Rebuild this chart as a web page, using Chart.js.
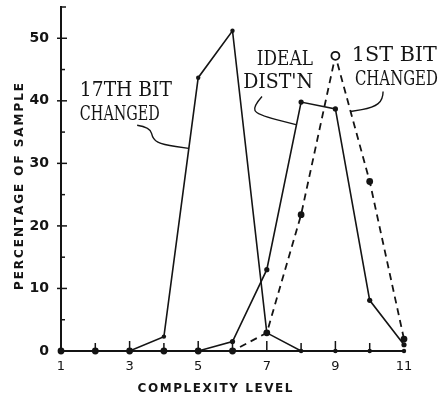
<!DOCTYPE html>
<html><head><meta charset="utf-8">
<script src="https://cdn.jsdelivr.net/npm/chart.js@4"></script>
<style>html,body{margin:0;padding:0;background:#fff;}canvas{display:block;}</style>
</head><body>
<canvas id="c" width="444" height="394"></canvas>
<script>
// ---- data ----
const levels = [1,2,3,4,5,6,7,8,9,10,11];
const bit17Changed = [0,0,0,2.3,43.7,51.2,2.9,0,0,0,0];
const idealDist   = [0,0,0,0,0,1.5,13,39.8,38.7,8.1,1];
const bit1Changed = [0,0,0,0,0,0,2.9,21.8,47.2,27.1,1.9];
const xTickLabels = [1,3,5,7,9,11];
const yTickLabels = [0,10,20,30,40,50];
const xTitle = 'COMPLEXITY LEVEL';
const yTitle = 'PERCENTAGE OF SAMPLE';
const notes = [
  {text:'17TH BIT', at:[1.55,40.7], w:92},
  {text:'CHANGED',  at:[1.55,37.0], w:80},
  {text:'IDEAL',    at:[6.71,45.8], w:56},
  {text:"DIST'N",   at:[6.31,42.1], w:70},
  {text:'1ST BIT',  at:[9.48,46.3], w:85},
  {text:'CHANGED',  at:[9.57,42.6], w:83}
];
const leaders = [
  [[3.22,36.1],[3.6,35.8],[3.68,33.8],[3.97,33.0],[4.72,32.4]],
  [[6.86,40.7],[6.6,39.1],[6.71,37.8],[7.85,36.2]],
  [[10.39,41.5],[10.39,40.2],[10.1,38.9],[9.44,38.3]]
];

const INK = '#141414';
const toPts = arr => levels.map((x,i)=>({x, y:arr[i]}));

const decor = {
  id:'decor',
  afterDatasetsDraw(chart){
    const ctx = chart.ctx, xs = chart.scales.x, ys = chart.scales.y, ca = chart.chartArea;
    const P = (x,y)=>[xs.getPixelForValue(x), ys.getPixelForValue(y)];
    ctx.save();
    ctx.strokeStyle = INK; ctx.fillStyle = INK;
    // y ticks every 5 (inward)
    ctx.lineWidth = 1.5;
    for (let v=5; v<=50; v+=5){
      const y = ys.getPixelForValue(v);
      const major = yTickLabels.includes(v);
      ctx.beginPath();
      ctx.moveTo(ca.left-(major?4:1), y);
      ctx.lineTo(ca.left+(major?6:4), y);
      ctx.stroke();
    }
    // x ticks every integer (upward)
    for (let v=2; v<=10; v++){
      const x = xs.getPixelForValue(v);
      ctx.beginPath();
      ctx.moveTo(x, ca.bottom+1);
      ctx.lineTo(x, ca.bottom-(v%2?10:8));
      ctx.stroke();
    }
    ctx.beginPath(); ctx.moveTo(ca.left-1, ca.top); ctx.lineTo(ca.left+5, ca.top); ctx.stroke();

    // annotations (typewriter-like serif, fitted to width)
    ctx.font = '19px "DejaVu Serif"';
    ctx.textBaseline = 'alphabetic'; ctx.textAlign = 'left';
    notes.forEach(n=>{
      const [x,y] = P(n.at[0], n.at[1]);
      const mw = ctx.measureText(n.text).width;
      ctx.save();
      ctx.translate(x, y);
      ctx.scale(n.w / mw, 1.05);
      ctx.fillText(n.text, 0, 0);
      ctx.restore();
    });
    // leader curves
    ctx.lineWidth = 1.4;
    leaders.forEach(pts=>{
      const p = pts.map(q=>P(q[0],q[1]));
      ctx.beginPath();
      ctx.moveTo(p[0][0], p[0][1]);
      for (let i=1;i<p.length-1;i++){
        const mx=(p[i][0]+p[i+1][0])/2, my=(p[i][1]+p[i+1][1])/2;
        ctx.quadraticCurveTo(p[i][0], p[i][1], mx, my);
      }
      const l = p[p.length-1];
      ctx.lineTo(l[0], l[1]);
      ctx.stroke();
    });

    // axis titles (fit to width with letter spacing)
    const drawSpaced = (text, cx, cy, width, font) => {
      ctx.font = font;
      const w = ctx.measureText(text).width;
      const sp = (width - w) / (text.length - 1);
      let x = cx - width/2;
      for (const ch of text){
        ctx.fillText(ch, x, cy);
        x += ctx.measureText(ch).width + sp;
      }
    };
    drawSpaced(xTitle, 215, 392, 155, 'bold 12px "DejaVu Sans"');
    ctx.save();
    ctx.translate(23, 187);
    ctx.rotate(-Math.PI/2);
    drawSpaced(yTitle, 0, 0, 206, 'bold 12px "DejaVu Sans"');
    ctx.restore();
    ctx.restore();
  }
};

new Chart(document.getElementById('c'), {
  type:'line',
  data:{
    datasets:[
      {label:'17th bit changed', data:toPts(bit17Changed), borderColor:INK, backgroundColor:INK,
       borderWidth:1.6, pointRadius:2.2, pointBorderWidth:0, tension:0},
      {label:"Ideal dist'n", data:toPts(idealDist), borderColor:INK, backgroundColor:INK,
       borderWidth:1.6, pointRadius:2.6, pointBorderWidth:0, tension:0},
      {label:'1st bit changed', data:toPts(bit1Changed), borderColor:INK, backgroundColor:INK,
       borderWidth:1.8, borderDash:[7,5],
       pointRadius: bit1Changed.map((v,i)=> i===8 ? 4 : 3.4),
       pointBackgroundColor: bit1Changed.map((v,i)=> i===8 ? '#fff' : INK),
       pointBorderColor: INK,
       pointBorderWidth: bit1Changed.map((v,i)=> i===8 ? 1.8 : 0), tension:0}
    ]
  },
  options:{
    responsive:false, animation:false, clip:false,
    layout:{padding:{top:7,right:40,left:0,bottom:0}},
    plugins:{legend:{display:false}, tooltip:{enabled:false}},
    scales:{
      x:{type:'linear', min:1, max:11,
         grid:{display:false, drawTicks:false}, border:{display:true, color:INK, width:2},
         ticks:{stepSize:1, autoSkip:false, maxRotation:0, padding:8, color:INK,
                font:{family:'DejaVu Sans', size:13},
                callback:v=> xTickLabels.includes(v) ? String(v) : ''},
         afterFit:s=>{ s.height = 43; s.paddingLeft = 0; s.paddingRight = 0; }},
      y:{min:0, max:55,
         grid:{display:false, drawTicks:false}, border:{display:true, color:INK, width:2},
         ticks:{stepSize:5, autoSkip:false, padding:12, color:INK,
                font:{family:'DejaVu Sans', size:14, weight:'bold'},
                callback:v=> yTickLabels.includes(v) ? String(v) : ''},
         afterFit:s=>{ s.width = 61; s.paddingTop = 0; s.paddingBottom = 0; }}
    }
  },
  plugins:[decor]
});
</script>
</body></html>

→ Work to be completed: Quote, exactly and only, the lines from the first line of the data above through the line containing "const toPts = arr". The pictures do not belong in it.

→ Solved exercise:
Rebuild this chart as a web page, using Chart.js.
<!DOCTYPE html>
<html><head><meta charset="utf-8">
<script src="https://cdn.jsdelivr.net/npm/chart.js@4"></script>
<style>html,body{margin:0;padding:0;background:#fff;}canvas{display:block;}</style>
</head><body>
<canvas id="c" width="444" height="394"></canvas>
<script>
// ---- data ----
const levels = [1,2,3,4,5,6,7,8,9,10,11];
const bit17Changed = [0,0,0,2.3,43.7,51.2,2.9,0,0,0,0];
const idealDist   = [0,0,0,0,0,1.5,13,39.8,38.7,8.1,1];
const bit1Changed = [0,0,0,0,0,0,2.9,21.8,47.2,27.1,1.9];
const xTickLabels = [1,3,5,7,9,11];
const yTickLabels = [0,10,20,30,40,50];
const xTitle = 'COMPLEXITY LEVEL';
const yTitle = 'PERCENTAGE OF SAMPLE';
const notes = [
  {text:'17TH BIT', at:[1.55,40.7], w:92},
  {text:'CHANGED',  at:[1.55,37.0], w:80},
  {text:'IDEAL',    at:[6.71,45.8], w:56},
  {text:"DIST'N",   at:[6.31,42.1], w:70},
  {text:'1ST BIT',  at:[9.48,46.3], w:85},
  {text:'CHANGED',  at:[9.57,42.6], w:83}
];
const leaders = [
  [[3.22,36.1],[3.6,35.8],[3.68,33.8],[3.97,33.0],[4.72,32.4]],
  [[6.86,40.7],[6.6,39.1],[6.71,37.8],[7.85,36.2]],
  [[10.39,41.5],[10.39,40.2],[10.1,38.9],[9.44,38.3]]
];

const INK = '#141414';
const toPts = arr => levels.map((x,i)=>({x, y:arr[i]}));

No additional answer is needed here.